## [Given data]
+++

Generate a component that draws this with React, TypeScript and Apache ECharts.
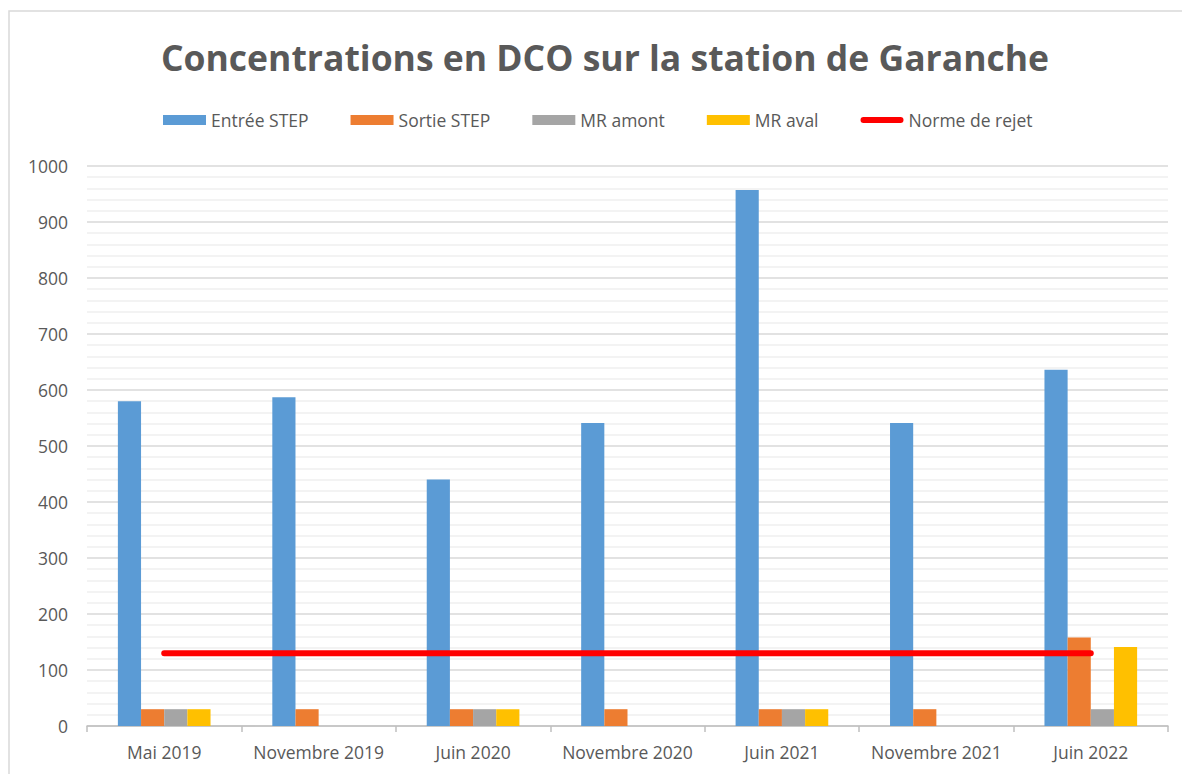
import React, { useEffect, useRef } from "react";
import * as echarts from "echarts";

const categories = ["Mai 2019", "Novembre 2019", "Juin 2020", "Novembre 2020", "Juin 2021", "Novembre 2021", "Juin 2022"];
const entreeStep = [580, 587, 440, 541, 957, 541, 636];
const sortieStep = [30, 30, 30, 30, 30, 30, 158];
const mrAmont: (number | null)[] = [30, null, 30, null, 30, null, 30];
const mrAval: (number | null)[] = [30, null, 30, null, 30, null, 141];
const normeRejet = [130, 130, 130, 130, 130, 130, 130];

const FONT = "'Open Sans', sans-serif";
const TXT = "#595959";
const LINE_ICON = "path://M0,0 M0,10 M3,2 H40 A3,3 0 0 1 40,8 H3 A3,3 0 0 1 3,2 Z M43,0";

export default function App() {
  const ref = useRef<HTMLDivElement>(null);
  useEffect(() => {
    if (!ref.current) return;
    const chart = echarts.init(ref.current, null, { renderer: "svg" });
    chart.setOption({
      animation: false,
      backgroundColor: "#ffffff",
      title: {
        text: "Concentrations en DCO sur la station de Garanche",
        left: 600,
        textAlign: "center",
        top: 34,
        textStyle: { fontFamily: FONT, fontWeight: "bold", fontSize: 35.5, color: TXT },
      },
      graphic: [
        {
          type: "rect",
          shape: { x: 9, y: 11, width: 1200, height: 800 },
          style: { fill: "none", stroke: "#d9d9d9", lineWidth: 1.5 },
          silent: true,
        },
      ],
      legend: {
        top: 106,
        left: 158,
        itemWidth: 43,
        itemHeight: 10,
        itemGap: 42,
        textStyle: { fontFamily: FONT, fontSize: 17.5, color: TXT },
        data: [
          { name: "Entrée STEP", icon: "rect" },
          { name: "Sortie STEP", icon: "rect" },
          { name: "MR amont", icon: "rect" },
          { name: "MR aval", icon: "rect" },
          { name: "Norme de rejet", icon: LINE_ICON, itemStyle: { color: "#FF0000" } },
        ],
      },
      grid: { left: 87, right: 14, top: 166, bottom: 48, containLabel: false },
      xAxis: {
        type: "category",
        data: categories,
        axisLine: { lineStyle: { color: "#bfbfbf", width: 1.5 } },
        axisTick: { show: true, length: 6, lineStyle: { color: "#bfbfbf", width: 1.5 } },
        axisLabel: { fontFamily: FONT, fontSize: 17.5, color: TXT, margin: 17, interval: 0 },
      },
      yAxis: {
        type: "value",
        min: 0,
        max: 1000,
        interval: 100,
        axisLine: { show: false },
        axisTick: { show: false },
        axisLabel: { fontFamily: FONT, fontSize: 17.5, color: TXT, margin: 19, formatter: (v: number) => String(v) },
        splitLine: { lineStyle: { color: "#d9d9d9", width: 1.5 } },
        minorTick: { show: false, splitNumber: 5 },
        minorSplitLine: { show: true, lineStyle: { color: "#efefef", width: 1.5 } },
      },
      series: [
        { name: "Entrée STEP", type: "bar", data: entreeStep, itemStyle: { color: "#5B9BD5" }, barGap: "0%", barCategoryGap: "40%" },
        { name: "Sortie STEP", type: "bar", data: sortieStep, itemStyle: { color: "#ED7D31" } },
        { name: "MR amont", type: "bar", data: mrAmont, itemStyle: { color: "#A5A5A5" } },
        { name: "MR aval", type: "bar", data: mrAval, itemStyle: { color: "#FFC000" } },
        {
          name: "Norme de rejet",
          type: "line",
          data: normeRejet,
          symbol: "none",
          z: 5,
          itemStyle: { color: "#FF0000" },
          lineStyle: { color: "#FF0000", width: 6, cap: "round" },
        },
      ],
    });
    return () => chart.dispose();
  }, []);
  return <div ref={ref} style={{ position: "fixed", left: 0, top: 0, width: 1182, height: 774 }} />;
}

+++

## [Request]
Omitting all pictures, restate exactly the lines of the material from its start through the line that contains "import * as".

## [Response to the task]
Generate a component that draws this with React, TypeScript and Apache ECharts.
import React, { useEffect, useRef } from "react";
import * as echarts from "echarts";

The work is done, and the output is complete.